12.1 Suretel will furnish to GTE information that provides for state-wide annual forecasts of order activity, in-service quantity forecasts, and facility/demand forecasts.
14. Confidential Information.
14.1 Identification.
Either Party may disclose to the other proprietary or confidential customer, technical, or business information in written, graphic, oral or other tangible or intangible forms ("Confidential Information"). In order for information to be considered Confidential Information under this Agreement, it must be marked "Confidential" or "Proprietary," or bear a marking of similar import. Orally or visually disclosed information shall be deemed Confidential Information only if contemporaneously identified as such and reduced to writing and delivered to the other Party with a statement or marking of confidentiality within thirty (30) calendar days after oral or visual disclosure.
Notwithstanding the foregoing, preorders and all orders for services placed by Suretel pursuant to this Agreement, and information that would constitute customer proprietary network information of Suretel end user customers pursuant to the Act and the rules and regulations of the FCC, as well as recorded usage information with respect to Suretel end users, whether disclosed by Suretel to GTE or otherwise acquired by GTE in the course of its performance under this Agreement, and where GTE is the North American Numbering Plan (NANP) Number Plan Administrator, Suretel information submitted to GTE in connection with such responsibilities shall be deemed Confidential Information of Suretel for all purposes under this Agreement whether or not specifically marked or designated as confidential or proprietary.
14.2 Handling.
In order to protect such Confidential Information from improper disclosure, each Party agrees:
(a) That all Confidential Information shall be and shall remain the exclusive property of the source;
(b) To limit access to such Confidential Information to authorized employees who have a need to know the Confidential Information for performance of this Agreement;
(c) To keep such Confidential Information confidential and to use the same level of care to prevent disclosure or unauthorized use of the received Confidential Information as it exercises in protecting its own Confidential Information of a similar nature;
(d) Not to copy, publish, or disclose such Confidential Information to others or
14.3 Exceptions.
These obligations shall not apply to any Confidential Information that was legally in the recipient's possession prior to receipt from the source, was received in good faith from a third party not subject to a confidential obligation to the source, now is or later becomes publicly known through no breach of confidential obligation by the recipient, was developed by the recipient without the developing persons having access to any of the Confidential Information received in confidence from the source, or that is required to be disclosed pursuant to subpoena or other process issued by a court or administrative agency having appropriate jurisdiction, provided, however, that the recipient shall give prior notice to the source and shall reasonably cooperate if the source deems it necessary to seek protective arrangements.
14.4 Survival.
The obligation of confidentiality and use with respect to Confidential Information disclosed by one Party to the other shall survive any termination of this Agreement for a period of three (3) years from the date of the initial disclosure of the Confidential Information.
15. Consent.
Where consent, approval, or mutual agreement is required of a Party, it shall not be conditional, unreasonably withheld, or delayed.
16. Fraud.
Suretel assumes responsibility for all fraud associated with its end user customers and accounts. GTE shall bear no responsibility for, nor is it required to investigate or make adjustments to Suretel's account in cases of fraud.

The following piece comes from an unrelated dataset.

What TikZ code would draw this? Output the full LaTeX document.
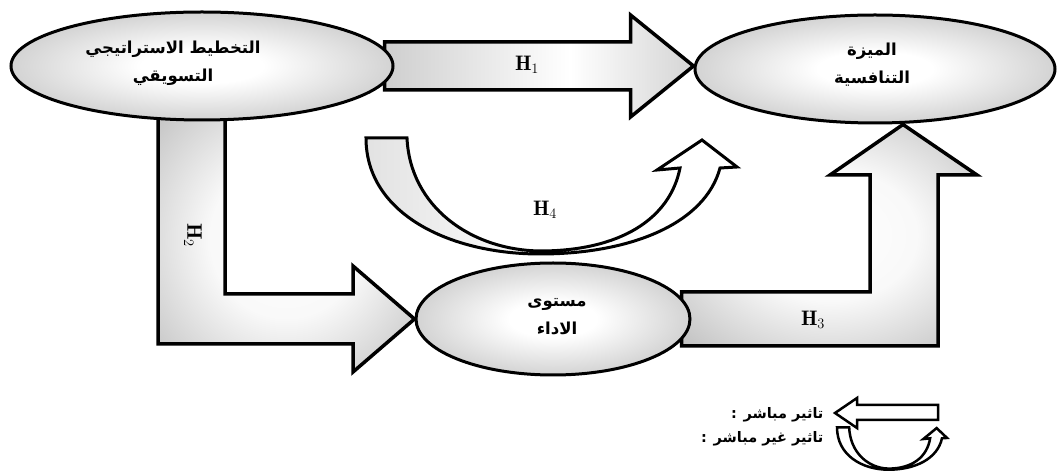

17. Reimbursement of Expenses.
In performing under this Agreement GTE may be required to make expenditures or otherwise incur costs that are not otherwise reimbursed under this Agreement. In such event GTE is entitled to reimbursement from Suretel for all such costs. For all such costs and expenses GTE shall receive through NRCs the actual costs and expenses incurred, including labor costs and expenses, overhead and fixed charges, and may include a reasonable contribution to GTE’s common costs.
18. Dispute Resolution.
18.1 Alternative to Litigation.
Except as provided under Section 252 of the Act with respect to the approval of this Agreement by the Commission, the Parties desire to resolve disputes arising out of or
relating to this Agreement. The Parties intend that these negotiations be conducted by non-lawyer, business representatives. The location, format, frequency, duration, and conclusion of these discussions shall be left to the discretion of the representatives. Upon agreement, the representatives may utilize other alternative dispute resolution procedures such as mediation to assist in the negotiations. Discussions and correspondence among the representatives for purposes of these negotiations shall be treated as confidential information developed for purposes of settlement, exempt from discovery, and shall not be admissible in the arbitration described below or in any lawsuit without the concurrence of all Parties. Documents identified in or provided with such communications, which are not prepared for purposes of the negotiations, are not so exempted and may, if otherwise discoverable, be discovered or otherwise admissible, be admitted in evidence, in the arbitration or lawsuit.
18.3 Arbitration.
If the negotiations do not resolve the dispute within sixty (60) Business Days of the initial written request, the dispute shall be submitted to binding arbitration by a single arbitrator pursuant to the Commercial Arbitration Rules of the American Arbitration Association except that the Parties may select an arbitrator outside American Arbitration Association rules upon mutual agreement. A Party may demand such arbitration in accordance with the procedures set out in those rules. Discovery shall be controlled by the arbitrator and shall be permitted to the extent set out in this section. Each Party may submit in writing to a Party, and that Party shall so respond to, a maximum of any combination of thirty-five (35) (none of which may have subparts) of the following: interrogatories, demands to produce documents, or requests for admission. Each Party is also entitled to take the oral deposition of one individual of another Party. Additional discovery may be permitted upon mutual agreement of the Parties. The arbitration hearing shall be commenced within sixty
(60) Business Days of the demand for arbitration. The arbitration shall be held in a mutually agreeable city. The arbitrator shall control the scheduling so as to process the matter expeditiously. The Parties may submit written briefs. The arbitrator shall rule on the dispute by issuing a written opinion within thirty (30) Business Days after the close of hearings. The times specified in this section may be extended upon mutual agreement of the Parties or by the arbitrator upon a showing of good cause. Judgment upon the award rendered by the arbitrator may be entered in any court having jurisdiction.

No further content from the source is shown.